I'm trying to extract the volume of a string field to sort by it numerically.
Given the following data:
- Something at 300 ml
- 300Ml somthing
- Something special (with 300 Ml)
- 8-v something that should not match
First attempt:
Just cast the string to unsigned (found in this thread: reference)
Problem: It'll obviously also take the 4th data example into account.
Second attempt: Use REGEXP_REPLACE to extract the value (found in this thread: reference)
CAST(
    REGEXP_REPLACE(
        LOWER(column),
        "[:digit:]+[:space:]*ml",
        "///"
    ) as UNSIGNED
) AS volume
...using the character_classes defined in the manual.
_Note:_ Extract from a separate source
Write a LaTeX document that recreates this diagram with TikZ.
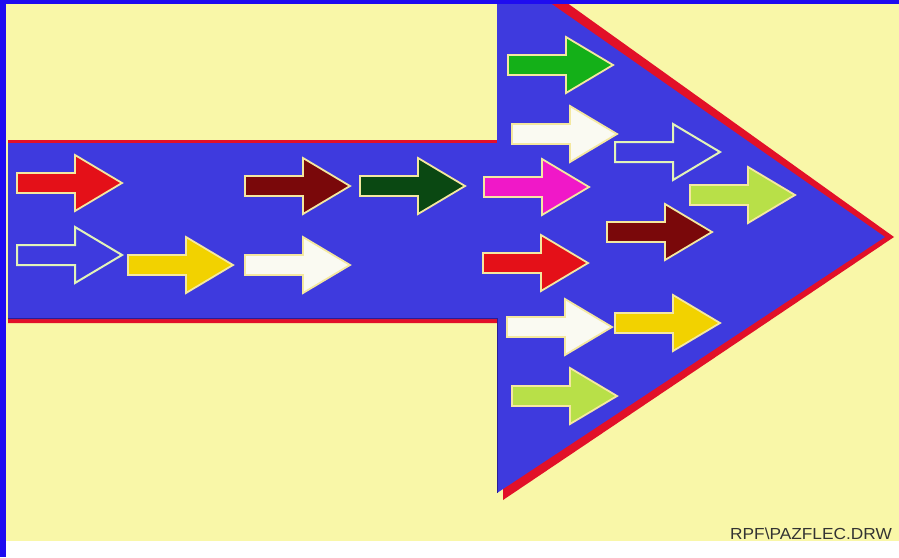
\documentclass[tikz,border=0pt]{standalone}
\usepackage{fontspec}
\newfontfamily\lbfont{Liberation Sans}
\definecolor{bgyellow}{RGB}{249,247,168}
\definecolor{frameblue}{RGB}{30,12,240}
\definecolor{arrowblue}{RGB}{62,58,222}
\definecolor{darkblue}{RGB}{40,30,150}
\definecolor{shadowred}{RGB}{226,16,40}
\definecolor{cream}{RGB}{244,232,160}
\definecolor{cRed}{RGB}{228,16,24}
\definecolor{cMaroon}{RGB}{122,8,10}
\definecolor{cDkGreen}{RGB}{10,72,18}
\definecolor{cMagenta}{RGB}{240,24,200}
\definecolor{cYellow}{RGB}{242,210,0}
\definecolor{cWhite}{RGB}{250,250,242}
\definecolor{cGreen}{RGB}{20,176,24}
\definecolor{cLime}{RGB}{184,224,72}
\tikzset{
  arrowline/.style={draw=cream, line width=1.8pt, line join=miter},
  hollowline/.style={draw=cream!85!green!60, line width=2pt, line join=miter},
  pics/smarrow/.style={code={
    \draw[arrowline, fill=#1] (0,-10) -- (58,-10) -- (58,-28) -- (105,0) -- (58,28) -- (58,10) -- (0,10) -- cycle;}},
  pics/holarrow/.style={code={
    \draw[hollowline, fill=arrowblue] (0,-10) -- (58,-10) -- (58,-28) -- (105,0) -- (58,28) -- (58,10) -- (0,10) -- cycle;}},
}
\begin{document}
\begin{tikzpicture}[x=1pt, y=-1pt]
\useasboundingbox (0,0) rectangle (899,557);
\clip (0,0) rectangle (899,557);
% background
\fill[bgyellow] (0,0) rectangle (899,541);
\fill[white] (0,541) rectangle (899,557);
% red shadow of the big arrow
\fill[shadowred] (8,140) -- (500,140) -- (500,0) -- (563,0) -- (894,237) -- (503,500) -- (503,323) -- (8,323) -- cycle;
% big blue arrow
\fill[arrowblue] (8,143) -- (497,143) -- (497,0) -- (546,0) -- (885,237) -- (497,493) -- (497,319) -- (8,319) -- cycle;
\draw[darkblue, line width=1.2pt] (8,318.5) -- (497.5,318.5) -- (497.5,493);
% small arrows
\pic at (17,183) {smarrow=cRed};
\pic at (245,186) {smarrow=cMaroon};
\pic at (360,186) {smarrow=cDkGreen};
\pic at (484,187) {smarrow=cMagenta};
\pic at (17,255) {holarrow};
\pic at (128,265) {smarrow=cYellow};
\pic at (245,265) {smarrow=cWhite};
\pic at (508,65) {smarrow=cGreen};
\pic at (512,134) {smarrow=cWhite};
\pic at (615,152) {holarrow};
\pic at (690,195) {smarrow=cLime};
\pic at (607,232) {smarrow=cMaroon};
\pic at (483,263) {smarrow=cRed};
\pic at (507,327) {smarrow=cWhite};
\pic at (615,323) {smarrow=cYellow};
\pic at (512,396) {smarrow=cLime};
% frame
\fill[frameblue] (0,0) rectangle (899,4);
\fill[frameblue] (0,0) rectangle (6,557);
% label
\node[anchor=base west, inner sep=0pt, xscale=1.08, text=black!80, font=\lbfont\fontsize{16}{16}\selectfont] (lbl) at (730,539) {RPF\textbackslash PAZFLEC.DRW};
\end{tikzpicture}
\end{document}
Problem: The character_classes seem not to work as intended (possibly an issue with the character class name for spaces?).
Third attempt: Using the common Regexp tokens
CAST(
    REGEXP_REPLACE(
        LOWER(column),
        "\d+\s*ml",
        "///"
    ) as UNSIGNED
) AS volume
...which seems to work better.
Problem: It also matches the 4th data example again.
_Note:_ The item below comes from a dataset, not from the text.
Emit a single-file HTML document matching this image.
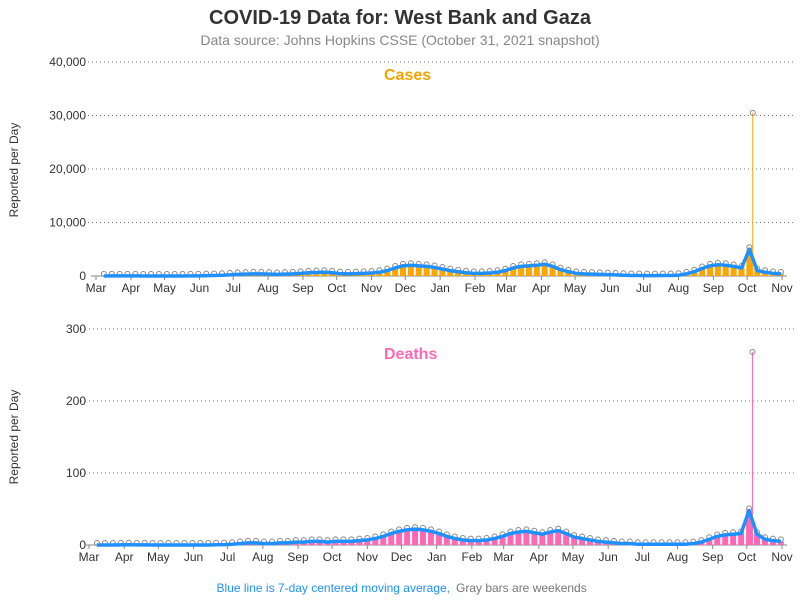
<!DOCTYPE html>
<html><head><meta charset="utf-8"><style>
body{margin:0;background:#fff;font-family:"Liberation Sans",sans-serif}
svg text{font-family:"Liberation Sans",sans-serif}
</style></head><body>
<svg id="c" width="800" height="600" xmlns="http://www.w3.org/2000/svg">
<text x="400" y="24" text-anchor="middle" font-size="20" font-weight="bold" fill="#333">COVID-19 Data for: West Bank and Gaza</text>
<text x="400" y="45" text-anchor="middle" font-size="14" fill="#888">Data source: Johns Hopkins CSSE (October 31, 2021 snapshot)</text>
<text x="98" y="80" font-size="16" font-weight="bold" fill="#f5a300" transform="translate(286,0)">Cases</text>
<text x="384" y="359" font-size="16" font-weight="bold" fill="#ff69b4">Deaths</text>
<text transform="translate(18,170) rotate(-90)" text-anchor="middle" font-size="12" fill="#333">Reported per Day</text>
<text transform="translate(18,437) rotate(-90)" text-anchor="middle" font-size="12" fill="#333">Reported per Day</text>
<text x="450" y="592" text-anchor="end" font-size="12" fill="#1e90ff">Blue line is 7-day centered moving average,</text>
<text x="456" y="592" font-size="12" fill="#777">Gray bars are weekends</text>
<g id="g1"></g><g id="g2"></g>
</svg>
<script>
const months=["Mar","Apr","May","Jun","Jul","Aug","Sep","Oct","Nov","Dec","Jan","Feb","Mar","Apr","May","Jun","Jul","Aug","Sep","Oct","Nov"];
const monthDays=[0,31,61,92,122,153,184,214,245,275,306,337,365,396,426,457,487,518,549,579,610];
const casesTicks=[0,10000,20000,30000,40000];
const deathsTicks=[0,100,200,300];
const casesWeekly=[5,20,30,20,15,10,5,5,5,10,10,15,30,60,100,150,200,300,350,400,400,350,300,350,400,500,600,650,700,600,450,400,450,500,550,700,1000,1500,1900,2000,1900,1800,1600,1300,1000,800,600,500,500,550,700,1000,1500,1800,1900,2000,2200,1800,1200,800,500,400,350,300,250,200,150,100,100,80,80,100,100,150,400,800,1400,1900,2100,2000,1800,1500,5000,1000,700,500,400];
const deathsWeekly=[0,0,0,0.2,0.3,0.2,0.1,0,0,0,0,0,0,0,0,0.3,0.5,1,2,3,3,2,2,3,3,4,4,5,5,4,5,5,5,6,7,9,12,16,19,21,22,21,19,16,12,9,7,6,6,7,9,12,16,18,19,17,15,18,20,16,11,9,7,5,4,3,2,2,1,1,1,1,1,1,1,2,4,8,12,14,15,16,48,15,8,6,5];
const casesSpike=[584,30500];
const deathsSpike=[584,268];
const NS="http://www.w3.org/2000/svg";
function mk(p,t,a){const e=document.createElementNS(NS,t);for(const k in a)e.setAttribute(k,a[k]);p.appendChild(e);return e;}
function panel(g,x0,x1,y0,y1,max,ticks,fmt,vals,spike,color,pre){
 const xs=d=>x0+(x1-x0)*d/610, ys=v=>y0-(y0-y1)*v/max;
 ticks.forEach(t=>{
  if(t>0){const l=mk(g,"line",{x1:x0-8,x2:795,y1:ys(t),y2:ys(t),stroke:"#777","stroke-dasharray":"1,3"});
  
  }
  const tx=mk(g,"text",{x:86,y:ys(t)+4,"text-anchor":"end","font-size":12,fill:"#333"});tx.textContent=fmt(t);
  
  
 });
 const ax=mk(g,"line",{x1:x0-5,x2:x1+5,y1:y0,y2:y0,stroke:"#888"});
 
 
 months.forEach((m,i)=>{
  const x=xs(monthDays[i]);
  mk(g,"line",{x1:x,x2:x,y1:y0,y2:y0+4,stroke:"#888"});
  const t=mk(g,"text",{x:x,y:y0+16,"text-anchor":"middle","font-size":12,fill:"#333"});t.textContent=m;
  
  
 });
 const pts=[];
 vals.forEach((v,i)=>{
  const d=4+7*i+3, x=xs(d), y=ys(v);
  const b=mk(g,"rect",{x:x-3,y:y,width:6,height:y0-y,fill:color});
  
  
  const c=mk(g,"circle",{cx:x,cy:y-2,r:2.5,fill:"none",stroke:"#888","stroke-width":1});
  
  
  pts.push(x+","+y);
 });
 const sx=xs(spike[0]), sy=ys(spike[1]);
 const sl=mk(g,"line",{x1:sx,x2:sx,y1:y0,y2:sy,stroke:color,"stroke-width":1});
 
 
 const sc=mk(g,"circle",{cx:sx,cy:sy,r:2.5,fill:"none",stroke:"#888"});
 
 
 const pl=mk(g,"polyline",{points:pts.join(" "),fill:"none",stroke:"#1e90ff","stroke-width":3.5,"stroke-linejoin":"round"});
 
 
}
panel(document.getElementById("g1"),96,782,276,62,40000,casesTicks,t=>t.toLocaleString("en-US"),casesWeekly,casesSpike,"#ffa500","cases");
panel(document.getElementById("g2"),89,782,545,329,300,deathsTicks,t=>String(t),deathsWeekly,deathsSpike,"#ff69b4","deaths");
</script>
</body></html>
Question: How do I perform some kind of positive lookahead in MySQL REGEXP_REPLACE that will only match data examples 1-3 (ignoring the case sensitiveness due to casting to lower)?
The one i've tried seem to work fine in PCRE (with global flag) but not in MySQL:
^.*\d+\s*ml.*$ (ignoring the missing capturing group)
Which is translated like: Match everything until 1 or more digits, followed by 0 or more whitespaces and the string ml is found.